Interesting University Paper: “Privacy as an Operating System Service”

Periodically I check for research papers posted on university sites about information security, privacy and compliance.  They often contain great ideas, are a wonderful source of research references, stimulate further thinking, and often contain some interesting and forward-thinking proposals that you do not hear about from vendors or practitioners.

Today I ran across a paper posted on the Columbia University site in July of this year, "Privacy as an Operating System Service" by Sotiris Ioannidis, Stelios Sidiroglou, and Angelos D. Keromytis.  There were some intriguing ideas within discussing how to implement pervasive privacy services into the personal computer operating systems typically the majority of non-technical folks use.

I think it is interesting to think of "privacy," what I view as a goal, state or right in some situations, as part of a technical operating system service.  Certainly there are many technical privacy services out there right now, such as with P3P.  Viewing privacy from the strictly technical aspect, then, privacy baked into the operating system is a wonderful goal.  I’ve written often about the need to incorporate privacy and information security into applications and systems, so this is a nice demonstation of a discussion about how to do that within a personal computer OS.  Okay…now to look at a few of the points within the paper and provide a few thoughts…

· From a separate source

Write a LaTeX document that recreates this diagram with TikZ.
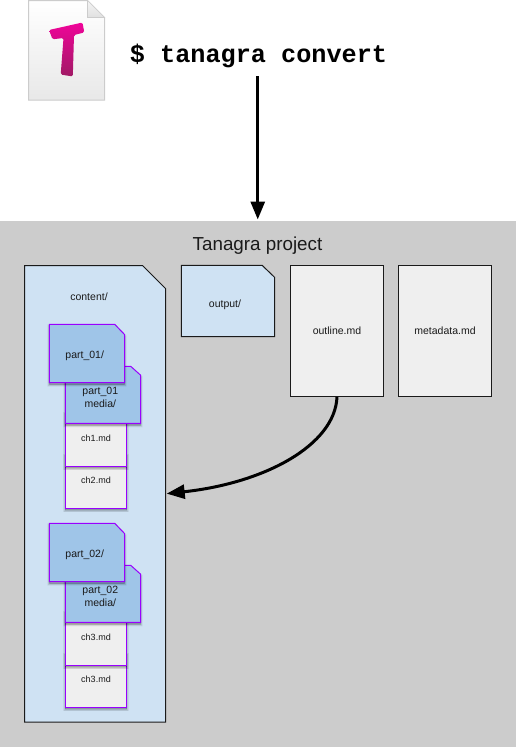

The concept of removing personally identifiable information (PII) through the OS is quite interesting.  There are a growing number of vendor products out there right now that are attempting this, and most (if not all) have some very big challenges in thoroughly accomplishing this task.

They provide a good list of challenges with implementing privacy within the OS, as follows:

  • "Protocol Spanning: The operating system must have knowledge of the data and meta-data representation of applications. It needs to use this information to
    sanitize private information for each application in the system, or at least for those applications that the user has specified. For example, in order to scrub user name information in Microsoft Word and Open Office documents, the scrubbing module will have to be able to parse and according to policy remove user name references in both formats.
  • Single Point-of-Failure: Adopting a centralized operating system approach introduces the risk of global failure. If the operating system has a fault in the way it sanitizes private information, all applications will be affected.
  • Performance: It is possible that due to the centralized nature of an OS-center solution, that we might cause a performance bottleneck when executing privacy operations."

Yes, protocol spanning would be a huge challenge.  Think about all the possible applications that individual computers users could have, the diversity of all the vendors, and the likelihood that they would all cooporate to allow the type of collaboration and integration that would be necessary.  Most home computer users use a vast variety of software packages that are very unlike business software, and most of them collect and/or use PII in one way or another.  I’m thinking now about all the software packages (educational, interactive, etc.) that my sons use, and I’m not sure how the PII could be scrubbed from those accompanying data storage repositories.  The first thought is, well maybe that is not necessary, since those types of files would not be sent out of the computer anyway.  However, if that computer is also sometimes attached to the Internet, and an incoming probe or spyware makes it way through the personal firewall, then that data would be put at risk.  On the other hand, that is a risk today, so having the privacy in the OS to work with SOME applications would be better than nothing as long as the computer user does not get a false sense of complete privacy by using the OS privacy capabilities.

The paper gives a concise discussion of the challenges of scrubbing PII from meta data, para data and raw data.  However, it doesn’t suggest possible resolutions to these challenges, or even how to go about trying to resolve them.  I would have liked to have seen more about that.

Of course, the primary problem is the definition of what exactly constitutes PII, and then having a common format or look to those PII items.  PII is not universally defined.  Just within the U.S. federal laws, PII is defined in many different ways.  Looking globally you find even more definitions.  Throughout around 90 global laws I’ve found around 50 different specific types of information that are within these legal definitions.  Trying to integrate all would be an insurmountable task, it would seem.  However, if you would pick, let’s just say, the 10 most common or critical types of PII (perhaps those used most commonly for identity theft and fraud) to define globally, that would certainly be a very good start.

Also key is the ease with which the computer user would actually be able to set their own chosen privacy settings.  The goal of having it very easy for a non-technical computer user is certainly a challenge in and of itself even after a usable solution has been found and implemented into the OS.

I would also want such a solution to be customizeable so that you do not have it being TOO aggressive with removing everything it determines as PII from your outbound traffic…there may be instances where you need to send out what at least appears to be valid PII.

Overall this paper was a good high-level look at the concept of implementing privacy within the OS.  While it wandered here and there from the main idea at times, it was thought-provoking (at least it generated all kinds of questions for me as I read it) and is a good discussion centerpiece for this topic.